Wednesday, July 22, 2015

Two of Swords (Part Six) - K.J. Parker

Two of Swords is the new serialised novel by K.J. Parker. The first three parts are available now, and run to about eighty pages each. Further parts will be made available on a monthly basis. I’m going to try and put out a review for one of the currently available parts each week, and then review each new part in the month where it becomes available.

The sixth part continues the tradition of changing perspective on us. In the last section, we got insight into the mind of one of the Belot brothers, the fearsome leaders of the military on both sides of the civil war. In this section, the reader is given the other brother as their protagonist. On that basis, there’s some good stuff here. The second Belot brother has a tone a lot like the first, something which feels like a deliberate choice from Parker. There’s a focused intelligence and a certain dry wit. 

Admittedly, the focus is largely lensed toward eliminating our previous protagonist, but that keeps things interesting. Our new point-of-view isn’t an irrational monster – quite the reverse. Much like his sibling, he feels rational, logical, and entirely plausible. There’s a certain sense of high flying intelligence, confined into the straits required of it by the establishment. We’re also given, through this new viewpoint, a little more insight into what drives the Belot brothers into their seemingly eternal conflict.

Alongside this new Belot, we do get a few supporting characters – including some from previous sections, which I won’t spoil here. We do also get a look at one of the Emperor’s; as ever with Parker, the sense of wry deprecation wrapped around a steel core is evident. Inevitably, it will all end badly, but for now,  that Emperor is entirely plausible. There’s less of an ensemble cast here than perhaps previously, but the Belot we have this time does get a few defining character moments – there’s a level of regretful necessity, and an aura of necessary violence, about the narrative. On the other hand, this applied to the previous section as well – again, perhaps intentionally.
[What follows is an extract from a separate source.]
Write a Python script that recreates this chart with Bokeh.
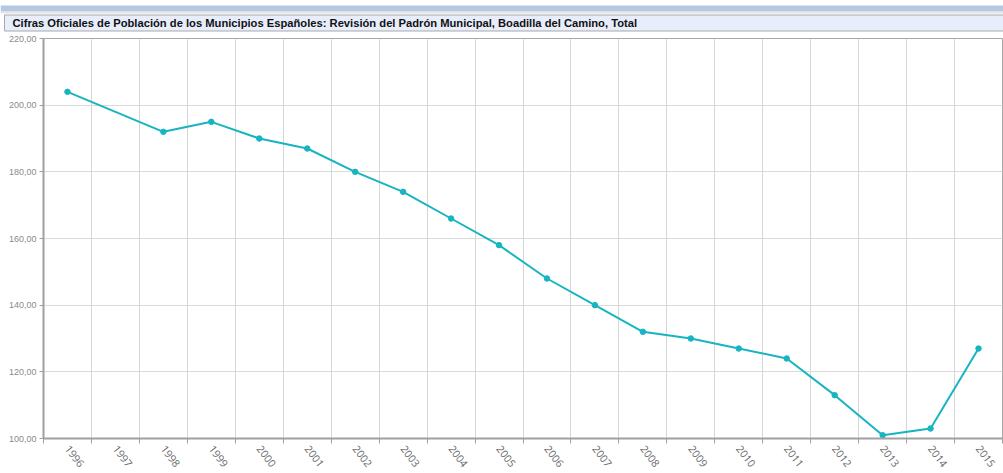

Plot-wise, we pick up immediately after the end of the previous part. The beginning, the struggle against another Belot’s forces, is frenetic and well paced – keeping the reader on the edge of their proverbial seat. It gives way to a more deliberate prose and plotting as things move along. By the close, the visible action is over, and all the knives and schemes are confined to dialogue. That dialogue, however, hits Parker’s usual high standards – there’s a sense of incredibly clever people operating at the top of their relative games, which is, as is traditional with Parker, leading to an appalling amount of institutional entropy. Where there is a potential to heal an institutional gap, a personal issue steps into the way. As ever, the dialogue is clever, often funny, and brutally cynical.

I won’t get into the plot per se, except to say it’s a light touch here. There’s a sense that pieces are being queued up for following parts of the narrative. That said, the contained arc is entirely readable – shifting gradually from action to political thriller as the pages turn. There’s a lot of tension in the text from about the halfway point, a feeling of unanswered questions, which Parker expertly exploits to leave his audience hanging.

Overall, this is a decent piece of work – it picks up and runs with the prose from the previous section. It doesn’t so much tie up loose ends as extend the threads. Each action seems to be spiralling into others, joining issues up and exacerbating them. There’s a feeling of a narrative slowly bubbling toward boiling point.


If you’ve not read the other parts before this one, I’d advise you do so before coming to this. It does work as a standalone novella, but there’s a lot of context being built up by this stage, and it adds layers to the plotting, the dialogue, and the characters. As part of a series, or alone, this is an excellent piece – clever and tight dialogue, believable characters, and a plot which shifts speeds quickly, but never lets go of the reader. Certainly worth reading, especially if you have the preceding sections.